In the past few weeks, CESJDS sophomores and juniors have taken the practice SAT and ACT tests to familiarize themselves with what will become critical components of the college admissions process. While this is a common practice across the country, standardized tests should be reevaluated to see whether their use is really worth all of the harm that they do to students, such as replacing their normal learning habits with constant stressful preparation and making students believe that learning is not as important as the grade that comes with it.

To start off, standardized tests are a major cause of stress in high school students all across the country. Students spend hours and hours of time preparing for a test that they believe decides their future when they could be spending that time having fun or learning useful information.

If a student performs poorly on a standardized test, they can face increased pressure from their parents and peers to do better and be “smarter.” This can lead to students resenting learning and believing that they are worse than everyone else because of their low score.
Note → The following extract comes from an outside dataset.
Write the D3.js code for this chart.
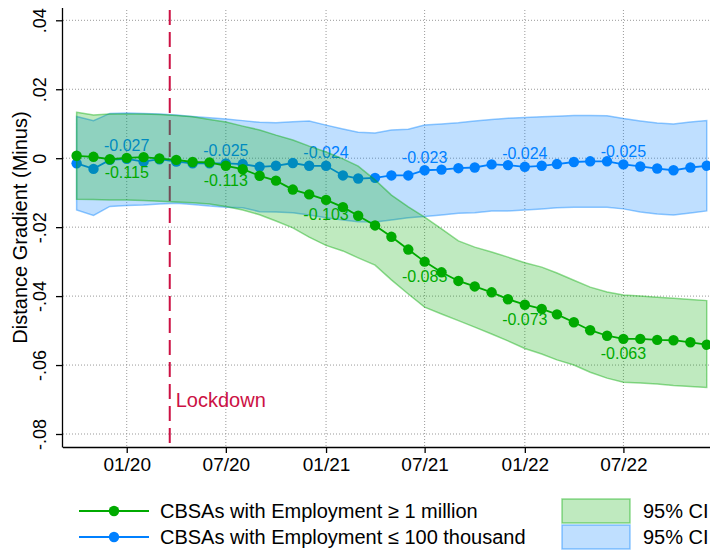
<!DOCTYPE html>
<html>
<head>
<meta charset="utf-8">
<script src="https://cdn.jsdelivr.net/npm/d3@7"></script>
<style>
  body { margin: 0; background: #fff; }
  svg text { font-family: "Liberation Sans", Arial, sans-serif; }
</style>
</head>
<body>
<div id="chart"></div>
<script>
// monthly observations, 10/19 .. 12/22
const months = d3.timeMonth.range(new Date(2019, 9, 1), new Date(2023, 0, 1));

// CBSAs with employment >= 1 million
const bigEst = [0.0007, 0.0004, -0.0003, 0.0001, 0.0003, -0.0001, -0.0005, -0.0011, -0.0012, -0.0022,
  -0.0032, -0.0051, -0.0065, -0.0091, -0.0105, -0.0121, -0.0142, -0.0167, -0.0195, -0.0228,
  -0.0265, -0.0300, -0.0331, -0.0356, -0.0372, -0.0389, -0.0409, -0.0425, -0.0437, -0.0453,
  -0.0476, -0.0499, -0.0515, -0.0524, -0.0524, -0.0527, -0.0528, -0.0534, -0.0541];
const bigHi = [0.0133, 0.0125, 0.0128, 0.0128, 0.0128, 0.0127, 0.0124, 0.0120, 0.0112, 0.0105,
  0.0093, 0.0082, 0.0067, 0.0053, 0.0035, 0.0018, -0.0002, -0.0023, -0.0063, -0.0107,
  -0.0141, -0.0171, -0.0205, -0.0240, -0.0258, -0.0272, -0.0287, -0.0303, -0.0316, -0.0333,
  -0.0354, -0.0374, -0.0388, -0.0397, -0.0400, -0.0403, -0.0406, -0.0410, -0.0413];
const bigLo = [-0.0119, -0.0120, -0.0121, -0.0121, -0.0123, -0.0125, -0.0127, -0.0129, -0.0133, -0.0140,
  -0.0150, -0.0164, -0.0182, -0.0202, -0.0229, -0.0253, -0.0269, -0.0289, -0.0310, -0.0353,
  -0.0394, -0.0432, -0.0452, -0.0471, -0.0490, -0.0510, -0.0530, -0.0552, -0.0568, -0.0585,
  -0.0600, -0.0621, -0.0638, -0.0650, -0.0652, -0.0655, -0.0659, -0.0662, -0.0665];

// CBSAs with employment <= 100 thousand
const smallEst = [-0.0015, -0.0031, -0.0005, -0.0002, -0.0010, -0.0003, -0.0010, -0.0015, -0.0015, -0.0015,
  -0.0017, -0.0025, -0.0022, -0.0014, -0.0022, -0.0022, -0.0050, -0.0059, -0.0057, -0.0050,
  -0.0050, -0.0035, -0.0033, -0.0029, -0.0027, -0.0018, -0.0020, -0.0025, -0.0022, -0.0017,
  -0.0011, -0.0009, -0.0009, -0.0018, -0.0024, -0.0030, -0.0035, -0.0027, -0.0022];
const smallHi = [0.0121, 0.0109, 0.0130, 0.0131, 0.0130, 0.0128, 0.0125, 0.0121, 0.0117, 0.0114,
  0.0109, 0.0104, 0.0103, 0.0106, 0.0108, 0.0096, 0.0085, 0.0075, 0.0073, 0.0082,
  0.0084, 0.0096, 0.0099, 0.0103, 0.0108, 0.0112, 0.0116, 0.0118, 0.0120, 0.0122,
  0.0124, 0.0124, 0.0123, 0.0115, 0.0108, 0.0102, 0.0099, 0.0105, 0.0109];
const smallLo = [-0.0150, -0.0166, -0.0140, -0.0137, -0.0136, -0.0133, -0.0131, -0.0134, -0.0139, -0.0142,
  -0.0144, -0.0155, -0.0156, -0.0158, -0.0165, -0.0173, -0.0179, -0.0184, -0.0185, -0.0179,
  -0.0173, -0.0169, -0.0165, -0.0160, -0.0158, -0.0153, -0.0153, -0.0150, -0.0147, -0.0144,
  -0.0142, -0.0142, -0.0142, -0.0147, -0.0156, -0.0162, -0.0165, -0.0159, -0.0153];

// point labels, every six months starting 01/20
const labelIdx = [3, 9, 15, 21, 27, 33];
const bigLabels = ["-0.115", "-0.113", "-0.103", "-0.085", "-0.073", "-0.063"];
const smallLabels = ["-0.027", "-0.025", "-0.024", "-0.023", "-0.024", "-0.025"];

const xTicks = [new Date(2020, 0, 1), new Date(2020, 6, 1), new Date(2021, 0, 1),
  new Date(2021, 6, 1), new Date(2022, 0, 1), new Date(2022, 6, 1)];
const yTicks = [-0.08, -0.06, -0.04, -0.02, 0, 0.02, 0.04];
const yTickLabels = ["-.08", "-.06", "-.04", "-.02", "0", ".02", ".04"];
const lockdown = new Date(2020, 2, 20);

const seriesNames = ["CBSAs with Employment \u2265 1 million", "CBSAs with Employment \u2264 100 thousand"];

const width = 710, height = 552;
const plotLeft = 63, plotRight = 710, plotTop = 8, plotBottom = 447;
const green = "#00aa00", blue = "#0080ff";

const svg = d3.select('#chart').append('svg')
  .attr('width', width)
  .attr('height', height);

const x = d3.scaleTime()
  .domain([new Date(2019, 8, 6), new Date(2022, 11, 7)])
  .range([plotLeft, plotRight]);
const y = d3.scaleLinear()
  .domain([-0.08, 0.04])
  .range([434, 20.3]);

// grid
const grid = svg.append('g').attr('stroke', '#999').attr('stroke-width', 1).attr('stroke-dasharray', '1,2');
grid.selectAll('.hg').data(yTicks).enter().append('line')
  .attr('x1', plotLeft).attr('x2', plotRight)
  .attr('y1', d => y(d)).attr('y2', d => y(d));
grid.selectAll('.vg').data(xTicks).enter().append('line')
  .attr('x1', d => x(d)).attr('x2', d => x(d))
  .attr('y1', plotTop + 2).attr('y2', plotBottom);

// lockdown line
svg.append('line')
  .attr('x1', x(lockdown)).attr('x2', x(lockdown))
  .attr('y1', plotTop + 2).attr('y2', plotBottom)
  .attr('stroke', '#cc1144')
  .attr('stroke-width', 2)
  .attr('stroke-dasharray', '15,7');

svg.append('text')
  .attr('x', x(lockdown) + 6)
  .attr('y', 407)
  .attr('font-size', '20px')
  .attr('fill', '#cc1144')
  .text('Lockdown');

function drawSeries(est, lo, hi, labels, color, fillColor, strokeColor, labelDy) {
  const rows = months.map((m, i) => ({ m: m, v: est[i], lo: lo[i], hi: hi[i] }));
  const area = d3.area().x(d => x(d.m)).y0(d => y(d.lo)).y1(d => y(d.hi));
  svg.append('path')
    .datum(rows)
    .attr('d', area)
    .attr('fill', fillColor)
    .attr('stroke', strokeColor)
    .attr('stroke-width', 1.5);

  const line = d3.line().x(d => x(d.m)).y(d => y(d.v));
  svg.append('path')
    .datum(rows)
    .attr('d', line)
    .attr('fill', 'none')
    .attr('stroke', color)
    .attr('stroke-width', 1.8);

  svg.append('g').selectAll('circle')
    .data(rows)
    .enter()
    .append('circle')
    .attr('cx', d => x(d.m))
    .attr('cy', d => y(d.v))
    .attr('r', 5.2)
    .attr('fill', color);

  svg.append('g').selectAll('text')
    .data(labelIdx)
    .enter()
    .append('text')
    .attr('x', i => x(months[i]))
    .attr('y', i => y(est[i]) + labelDy)
    .attr('text-anchor', 'middle')
    .attr('font-size', '16px')
    .attr('fill', color)
    .text((i, k) => labels[k]);
}

drawSeries(smallEst, smallLo, smallHi, smallLabels, blue, 'rgba(0,128,255,0.25)', 'rgba(0,128,255,0.42)', -7.5);
drawSeries(bigEst, bigLo, bigHi, bigLabels, green, 'rgba(0,170,0,0.25)', 'rgba(0,170,0,0.42)', 20.5);

// axes
const xAxis = d3.axisBottom(x)
  .tickValues(xTicks)
  .tickFormat(d3.timeFormat('%m/%y'))
  .tickSize(6)
  .tickPadding(5);
const gx = svg.append('g')
  .attr('transform', `translate(0,${plotBottom})`)
  .call(xAxis);
gx.select('.domain').attr('d', `M${plotLeft},0.5H${plotRight}`).attr('stroke', '#000').attr('stroke-width', 1.3);
gx.selectAll('.tick line').attr('stroke', '#000').attr('stroke-width', 1.3);
gx.selectAll('.tick text')
  .attr('font-size', '19px')
  .attr('font-family', '"Liberation Sans", Arial, sans-serif')
  .attr('fill', '#000');

const yAxis = d3.axisLeft(y)
  .tickValues(yTicks)
  .tickFormat((d, i) => yTickLabels[i])
  .tickSize(7);
const gy = svg.append('g')
  .attr('transform', `translate(${plotLeft},0)`)
  .call(yAxis);
gy.select('.domain').attr('d', `M-0.5,${plotTop}V${plotBottom + 0.5}`).attr('stroke', '#000').attr('stroke-width', 1.3);
gy.selectAll('.tick line').attr('stroke', '#000').attr('stroke-width', 1.3);
gy.selectAll('.tick text')
  .attr('x', null).attr('dy', null)
  .attr('transform', 'translate(-17,0) rotate(-90)')
  .attr('text-anchor', 'middle')
  .attr('font-size', '18px')
  .attr('font-family', '"Liberation Sans", Arial, sans-serif')
  .attr('fill', '#000');

svg.append('text')
  .attr('transform', `translate(27,${(plotTop + plotBottom) / 2}) rotate(-90)`)
  .attr('text-anchor', 'middle')
  .attr('font-size', '20px')
  .text('Distance Gradient (Minus)');

// legend
const legend = svg.append('g');
const legRows = [
  { name: seriesNames[0], color: green, fill: 'rgba(0,170,0,0.25)', stroke: 'rgba(0,170,0,0.42)', y: 511 },
  { name: seriesNames[1], color: blue, fill: 'rgba(0,128,255,0.25)', stroke: 'rgba(0,128,255,0.42)', y: 537 }
];
legRows.forEach(r => {
  legend.append('line')
    .attr('x1', 79).attr('x2', 149)
    .attr('y1', r.y).attr('y2', r.y)
    .attr('stroke', r.color).attr('stroke-width', 1.8);
  legend.append('circle')
    .attr('cx', 114).attr('cy', r.y).attr('r', 5.2)
    .attr('fill', r.color);
  legend.append('text')
    .attr('x', 160).attr('y', r.y + 7)
    .attr('font-size', '20px')
    .text(r.name);
  legend.append('rect')
    .attr('x', 562).attr('y', r.y - 12)
    .attr('width', 68).attr('height', 24)
    .attr('fill', r.fill)
    .attr('stroke', r.stroke)
    .attr('stroke-width', 1.5);
  legend.append('text')
    .attr('x', 643).attr('y', r.y + 7)
    .attr('font-size', '20px')
    .text('95% CI');
});
</script>
</body>
</html>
In addition, many colleges are making the SAT and ACT tests optional, with more colleges taking this approach each year. If colleges do not require these tests, then there should be no reason for students to still be taking them since they cause so much stress and harm.

Standardized tests also do not take into account other factors that are unique to each student, such as their mental health, family life or socioeconomic status. 

Often, students from wealthier households have higher scores because of tutors and programs to which poorer students might not have access. This leads to inequality on the score sheets and an increased rate of wealthier students accepted into colleges, even when they are not necessarily smarter than less affluent students.

You might say that standardized tests allow students to learn more from the test than they would otherwise in the classroom and that it prepares them for college. In reality,  preparation often takes away from other learning that students could be doing as they spend all their time memorizing and repeating basic information that they need for these tests.

Also, when a student does well on a standardized test, it does not mean that they now know what they need to know before they get to college. Its only significance is that the student was able to memorize and cram the information before the test, which they then probably forgot as quickly as they had learned it.

Standardized tests also teach students that memorization and last-minute learning of information is a tool necessary for life. Furthermore, tests lead to the general belief in kids that learning is only important for how you will be graded on it.

Standardized tests are at risk of causing students to lose the original purpose of learning: for learning’s sake. We should rethink whether those tests are still worth taking.